Roma, 25 giu – Il ritorno sulla piattaforma streaming della Hbo del film Via col Vento, dopo il ritiro dovuto all’onda montante iconoclasta che su scala globale si è scagliata contro qualunque elemento ritenuto simbolo di razzismo, rappresenta la classica toppa peggiore del buco: infatti la Hbo Max non è tornata sulla sua decisione perché consapevole di aver ceduto a una isteria senza fondamento, ma più semplicemente sembra aver operato una di quelle decisioni strategiche che mirano a coniugare logica di profitto e politicamente corretto.
Ed ecco così la geniale scelta di sovraimprimere, bene in vista al film, un disclaimer in cui si ammette che il film “nega gli orrori dello schiavismo”; non paghi di questa già discutibile soluzione, alla Hbo Max hanno pensato bene di aggiungere anche due video di contestualizzazione storica dei fatti narrati. Il primo, affidato al volto noto della TV Jacqueline Stewart, è chiamato a colpevolizzare e a dipingere a tinte fosche l’epoca e l’ambiente in cui il film vede svolgimento, ovvero la Confederazione di metà XIX secolo: la Stewart infatti ricorda come la diffusione del film avrebbe, sin dalle sue origini, urtato la sensibilità degli afro-americani. Pur dovendo ammettere la valenza iconica e la estrema popolarità di Via col vento, la Stewart spara a zero contro il produttore del film, David O Selznick, ‘reo’ di aver contribuito a dipingere il Sud come un luogo di grazia senza mostrare davvero gli orrori del sistema schiavistico su cui pure era fondato.

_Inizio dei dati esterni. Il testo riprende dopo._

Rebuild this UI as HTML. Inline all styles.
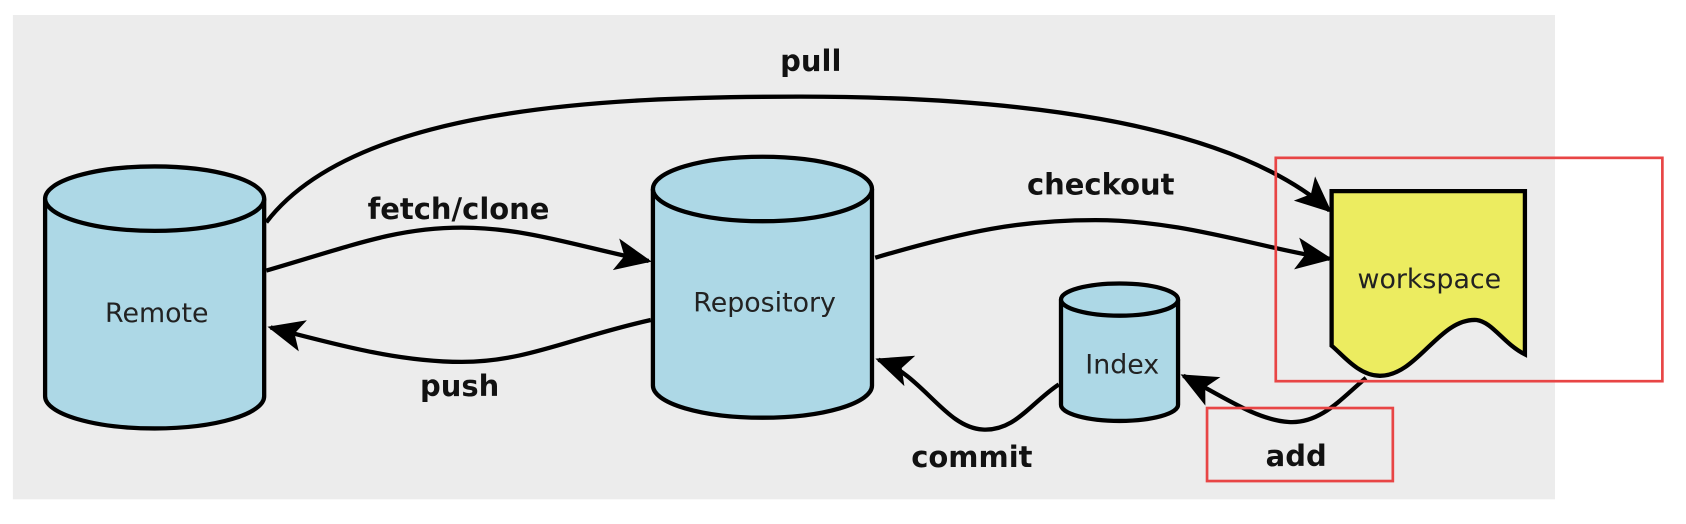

Non può quindi mancare un riferimento diretto alle proteste anti-razziste, alla loro giustezza, al ricordo di George Floyd e una sottolineatura di come “il trattamento di quel mondo attraverso la lente della nostalgia nega l’orrore della schiavitù e la sua eredità in termini di disuguaglianza razziale”. Naturalmente si potrebbe osservare come i patiti della contestualizzazione criminalizzante a ogni costo si guardino poi bene dal fare altrettanto nei confronti delle cause da loro sostenute: e così mentre per Via col vento si deve forzatamente insistere nel dipingere il Sud di metà Ottocento come una abnorme mostruosità, un inferno schiavistico, si sorvola sulle devastazioni effettuate nel nome di BLM e si glissa sulla personalità di George Floyd, sugli abusi commessi sulla famiglia e sul fatto che quando è stato ucciso stava resistendo con violenza a un arresto. Cose che non ne giustificano l’uccisione ma che servirebbero appunto a contestualizzare i fatti.
Il secondo video dovrebbe rappresentare una sorta di dibattito tra storici, mirante a razionalizzare e comprendere la complessa eredità culturale incarnata da Via col vento. Arrivati a questo punto ci si potrebbe domandare se ancora si stia parlando del film con Clark Gable e diretto da Victor Fleming e che fu campione di Oscar, tra cui il primo a una attrice afro-americana; sì perché il dibattito, dai toni simili a quelli di un processo, si incentra sul fatto che il film sarebbe un veicolo privilegiato di revisionismo storico per propagandare la visione edulcorata della Lost Cause – ovvero il fatto che il Sud non avrebbe intrapreso la guerra per reclamare la propria indipendenza politica ma solo per rinfocolare il sistema schiavistico. Sfugge insomma a questo dibattito che la storia difficilmente si presta ad eccessive semplificazioni, da un lato o dall’altro, e sfugge che probabilmente le motivazioni della Guerra civile americana sono state un tantino più complicate della mera volontà di preservare lo schiavismo. E sfugge loro e al senso del ridicolo che si sta ancora, dopo tutto, parlando di Via col vento.